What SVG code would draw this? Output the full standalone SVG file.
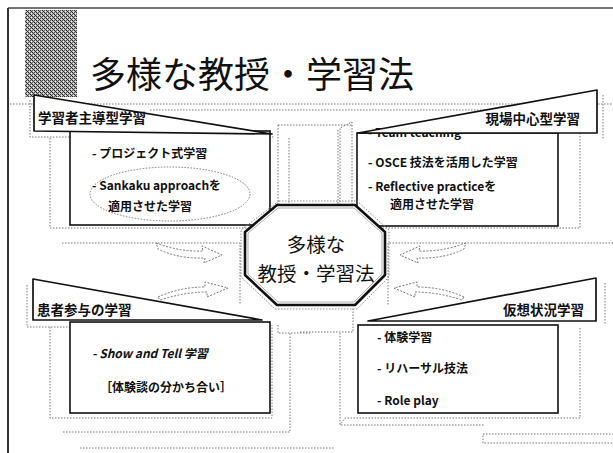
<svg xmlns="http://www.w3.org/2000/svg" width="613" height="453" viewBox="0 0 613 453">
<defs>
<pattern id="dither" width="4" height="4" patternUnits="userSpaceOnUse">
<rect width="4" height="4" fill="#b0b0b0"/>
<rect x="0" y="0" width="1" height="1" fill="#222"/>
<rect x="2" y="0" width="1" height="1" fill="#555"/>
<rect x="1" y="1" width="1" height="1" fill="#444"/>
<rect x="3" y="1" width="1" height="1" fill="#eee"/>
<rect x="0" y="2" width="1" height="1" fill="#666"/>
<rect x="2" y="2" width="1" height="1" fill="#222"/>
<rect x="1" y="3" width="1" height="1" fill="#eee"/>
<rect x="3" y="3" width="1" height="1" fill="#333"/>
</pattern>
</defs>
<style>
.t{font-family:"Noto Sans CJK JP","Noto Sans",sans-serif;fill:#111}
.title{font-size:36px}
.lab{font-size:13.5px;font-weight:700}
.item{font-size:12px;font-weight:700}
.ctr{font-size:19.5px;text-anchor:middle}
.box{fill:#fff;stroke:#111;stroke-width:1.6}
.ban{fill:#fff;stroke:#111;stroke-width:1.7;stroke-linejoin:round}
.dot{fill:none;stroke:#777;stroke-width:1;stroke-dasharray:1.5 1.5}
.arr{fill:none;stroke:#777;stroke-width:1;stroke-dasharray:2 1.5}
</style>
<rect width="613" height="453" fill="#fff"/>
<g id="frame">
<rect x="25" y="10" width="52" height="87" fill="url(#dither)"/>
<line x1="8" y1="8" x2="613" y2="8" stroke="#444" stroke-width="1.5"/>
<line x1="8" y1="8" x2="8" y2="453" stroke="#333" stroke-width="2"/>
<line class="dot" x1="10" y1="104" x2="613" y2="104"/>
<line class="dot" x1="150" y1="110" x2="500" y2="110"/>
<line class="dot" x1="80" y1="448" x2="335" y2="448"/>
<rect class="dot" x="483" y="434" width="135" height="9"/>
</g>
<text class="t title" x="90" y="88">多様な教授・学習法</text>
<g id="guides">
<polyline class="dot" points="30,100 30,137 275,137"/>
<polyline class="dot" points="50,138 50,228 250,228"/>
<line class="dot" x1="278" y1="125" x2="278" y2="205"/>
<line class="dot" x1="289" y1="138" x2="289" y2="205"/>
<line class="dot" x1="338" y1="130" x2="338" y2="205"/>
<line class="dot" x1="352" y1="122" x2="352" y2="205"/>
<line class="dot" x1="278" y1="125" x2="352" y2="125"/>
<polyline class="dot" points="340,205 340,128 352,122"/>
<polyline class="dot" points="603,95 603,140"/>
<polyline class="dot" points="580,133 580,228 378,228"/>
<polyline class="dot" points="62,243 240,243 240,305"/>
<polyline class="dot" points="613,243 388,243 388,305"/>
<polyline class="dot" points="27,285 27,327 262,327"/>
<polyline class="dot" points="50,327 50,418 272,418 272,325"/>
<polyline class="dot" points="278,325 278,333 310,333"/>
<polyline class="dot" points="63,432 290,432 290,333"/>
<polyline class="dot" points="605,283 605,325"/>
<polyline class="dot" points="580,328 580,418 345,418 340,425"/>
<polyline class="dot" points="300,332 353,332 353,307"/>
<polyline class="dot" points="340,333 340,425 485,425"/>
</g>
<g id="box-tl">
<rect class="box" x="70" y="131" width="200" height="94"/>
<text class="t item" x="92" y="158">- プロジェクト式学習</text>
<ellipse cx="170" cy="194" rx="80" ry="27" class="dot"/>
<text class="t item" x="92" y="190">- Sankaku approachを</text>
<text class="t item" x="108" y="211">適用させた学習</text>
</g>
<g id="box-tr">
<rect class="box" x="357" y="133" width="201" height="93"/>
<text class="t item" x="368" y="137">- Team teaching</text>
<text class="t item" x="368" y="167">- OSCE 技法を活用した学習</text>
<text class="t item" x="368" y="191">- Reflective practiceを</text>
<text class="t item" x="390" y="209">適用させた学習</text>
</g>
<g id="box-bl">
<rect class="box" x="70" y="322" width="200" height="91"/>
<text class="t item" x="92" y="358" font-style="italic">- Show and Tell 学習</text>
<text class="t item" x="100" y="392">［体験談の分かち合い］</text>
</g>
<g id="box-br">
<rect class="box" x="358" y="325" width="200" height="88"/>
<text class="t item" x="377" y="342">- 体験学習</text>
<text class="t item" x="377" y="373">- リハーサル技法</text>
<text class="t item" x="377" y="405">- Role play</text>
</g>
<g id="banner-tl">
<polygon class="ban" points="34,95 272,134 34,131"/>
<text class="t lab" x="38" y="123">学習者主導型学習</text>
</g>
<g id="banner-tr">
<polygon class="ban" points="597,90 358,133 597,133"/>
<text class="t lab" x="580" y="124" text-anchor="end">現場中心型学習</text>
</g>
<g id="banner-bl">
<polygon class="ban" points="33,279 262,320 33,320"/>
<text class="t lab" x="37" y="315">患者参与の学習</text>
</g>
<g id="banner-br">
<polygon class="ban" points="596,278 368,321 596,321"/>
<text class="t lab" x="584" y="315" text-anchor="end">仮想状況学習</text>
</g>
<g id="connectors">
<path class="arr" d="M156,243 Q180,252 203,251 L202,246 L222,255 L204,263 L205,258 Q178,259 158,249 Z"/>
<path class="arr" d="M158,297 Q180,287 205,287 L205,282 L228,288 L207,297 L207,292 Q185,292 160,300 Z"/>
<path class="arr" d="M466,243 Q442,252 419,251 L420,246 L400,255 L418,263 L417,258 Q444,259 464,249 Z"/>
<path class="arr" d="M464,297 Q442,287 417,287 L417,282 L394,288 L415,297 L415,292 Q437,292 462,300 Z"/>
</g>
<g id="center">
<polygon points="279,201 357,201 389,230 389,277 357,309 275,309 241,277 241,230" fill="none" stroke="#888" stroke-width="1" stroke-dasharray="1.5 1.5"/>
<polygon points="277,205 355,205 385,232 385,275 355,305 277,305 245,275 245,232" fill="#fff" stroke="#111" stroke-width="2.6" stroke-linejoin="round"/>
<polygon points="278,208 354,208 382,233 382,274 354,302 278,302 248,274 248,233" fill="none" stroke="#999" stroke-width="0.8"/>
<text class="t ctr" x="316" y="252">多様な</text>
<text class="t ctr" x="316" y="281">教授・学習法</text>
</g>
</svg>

The request: All of the data above should be quoted exactly, except for the pictures.

Response:
What SVG code would draw this? Output the full standalone SVG file.
<svg xmlns="http://www.w3.org/2000/svg" width="613" height="453" viewBox="0 0 613 453">
<defs>
<pattern id="dither" width="4" height="4" patternUnits="userSpaceOnUse">
<rect width="4" height="4" fill="#b0b0b0"/>
<rect x="0" y="0" width="1" height="1" fill="#222"/>
<rect x="2" y="0" width="1" height="1" fill="#555"/>
<rect x="1" y="1" width="1" height="1" fill="#444"/>
<rect x="3" y="1" width="1" height="1" fill="#eee"/>
<rect x="0" y="2" width="1" height="1" fill="#666"/>
<rect x="2" y="2" width="1" height="1" fill="#222"/>
<rect x="1" y="3" width="1" height="1" fill="#eee"/>
<rect x="3" y="3" width="1" height="1" fill="#333"/>
</pattern>
</defs>
<style>
.t{font-family:"Noto Sans CJK JP","Noto Sans",sans-serif;fill:#111}
.title{font-size:36px}
.lab{font-size:13.5px;font-weight:700}
.item{font-size:12px;font-weight:700}
.ctr{font-size:19.5px;text-anchor:middle}
.box{fill:#fff;stroke:#111;stroke-width:1.6}
.ban{fill:#fff;stroke:#111;stroke-width:1.7;stroke-linejoin:round}
.dot{fill:none;stroke:#777;stroke-width:1;stroke-dasharray:1.5 1.5}
.arr{fill:none;stroke:#777;stroke-width:1;stroke-dasharray:2 1.5}
</style>
<rect width="613" height="453" fill="#fff"/>
<g id="frame">
<rect x="25" y="10" width="52" height="87" fill="url(#dither)"/>
<line x1="8" y1="8" x2="613" y2="8" stroke="#444" stroke-width="1.5"/>
<line x1="8" y1="8" x2="8" y2="453" stroke="#333" stroke-width="2"/>
<line class="dot" x1="10" y1="104" x2="613" y2="104"/>
<line class="dot" x1="150" y1="110" x2="500" y2="110"/>
<line class="dot" x1="80" y1="448" x2="335" y2="448"/>
<rect class="dot" x="483" y="434" width="135" height="9"/>
</g>
<text class="t title" x="90" y="88">多様な教授・学習法</text>
<g id="guides">
<polyline class="dot" points="30,100 30,137 275,137"/>
<polyline class="dot" points="50,138 50,228 250,228"/>
<line class="dot" x1="278" y1="125" x2="278" y2="205"/>
<line class="dot" x1="289" y1="138" x2="289" y2="205"/>
<line class="dot" x1="338" y1="130" x2="338" y2="205"/>
<line class="dot" x1="352" y1="122" x2="352" y2="205"/>
<line class="dot" x1="278" y1="125" x2="352" y2="125"/>
<polyline class="dot" points="340,205 340,128 352,122"/>
<polyline class="dot" points="603,95 603,140"/>
<polyline class="dot" points="580,133 580,228 378,228"/>
<polyline class="dot" points="62,243 240,243 240,305"/>
<polyline class="dot" points="613,243 388,243 388,305"/>
<polyline class="dot" points="27,285 27,327 262,327"/>
<polyline class="dot" points="50,327 50,418 272,418 272,325"/>
<polyline class="dot" points="278,325 278,333 310,333"/>
<polyline class="dot" points="63,432 290,432 290,333"/>
<polyline class="dot" points="605,283 605,325"/>
<polyline class="dot" points="580,328 580,418 345,418 340,425"/>
<polyline class="dot" points="300,332 353,332 353,307"/>
<polyline class="dot" points="340,333 340,425 485,425"/>
</g>
<g id="box-tl">
<rect class="box" x="70" y="131" width="200" height="94"/>
<text class="t item" x="92" y="158">- プロジェクト式学習</text>
<ellipse cx="170" cy="194" rx="80" ry="27" class="dot"/>
<text class="t item" x="92" y="190">- Sankaku approachを</text>
<text class="t item" x="108" y="211">適用させた学習</text>
</g>
<g id="box-tr">
<rect class="box" x="357" y="133" width="201" height="93"/>
<text class="t item" x="368" y="137">- Team teaching</text>
<text class="t item" x="368" y="167">- OSCE 技法を活用した学習</text>
<text class="t item" x="368" y="191">- Reflective practiceを</text>
<text class="t item" x="390" y="209">適用させた学習</text>
</g>
<g id="box-bl">
<rect class="box" x="70" y="322" width="200" height="91"/>
<text class="t item" x="92" y="358" font-style="italic">- Show and Tell 学習</text>
<text class="t item" x="100" y="392">［体験談の分かち合い］</text>
</g>
<g id="box-br">
<rect class="box" x="358" y="325" width="200" height="88"/>
<text class="t item" x="377" y="342">- 体験学習</text>
<text class="t item" x="377" y="373">- リハーサル技法</text>
<text class="t item" x="377" y="405">- Role play</text>
</g>
<g id="banner-tl">
<polygon class="ban" points="34,95 272,134 34,131"/>
<text class="t lab" x="38" y="123">学習者主導型学習</text>
</g>
<g id="banner-tr">
<polygon class="ban" points="597,90 358,133 597,133"/>
<text class="t lab" x="580" y="124" text-anchor="end">現場中心型学習</text>
</g>
<g id="banner-bl">
<polygon class="ban" points="33,279 262,320 33,320"/>
<text class="t lab" x="37" y="315">患者参与の学習</text>
</g>
<g id="banner-br">
<polygon class="ban" points="596,278 368,321 596,321"/>
<text class="t lab" x="584" y="315" text-anchor="end">仮想状況学習</text>
</g>
<g id="connectors">
<path class="arr" d="M156,243 Q180,252 203,251 L202,246 L222,255 L204,263 L205,258 Q178,259 158,249 Z"/>
<path class="arr" d="M158,297 Q180,287 205,287 L205,282 L228,288 L207,297 L207,292 Q185,292 160,300 Z"/>
<path class="arr" d="M466,243 Q442,252 419,251 L420,246 L400,255 L418,263 L417,258 Q444,259 464,249 Z"/>
<path class="arr" d="M464,297 Q442,287 417,287 L417,282 L394,288 L415,297 L415,292 Q437,292 462,300 Z"/>
</g>
<g id="center">
<polygon points="279,201 357,201 389,230 389,277 357,309 275,309 241,277 241,230" fill="none" stroke="#888" stroke-width="1" stroke-dasharray="1.5 1.5"/>
<polygon points="277,205 355,205 385,232 385,275 355,305 277,305 245,275 245,232" fill="#fff" stroke="#111" stroke-width="2.6" stroke-linejoin="round"/>
<polygon points="278,208 354,208 382,233 382,274 354,302 278,302 248,274 248,233" fill="none" stroke="#999" stroke-width="0.8"/>
<text class="t ctr" x="316" y="252">多様な</text>
<text class="t ctr" x="316" y="281">教授・学習法</text>
</g>
</svg>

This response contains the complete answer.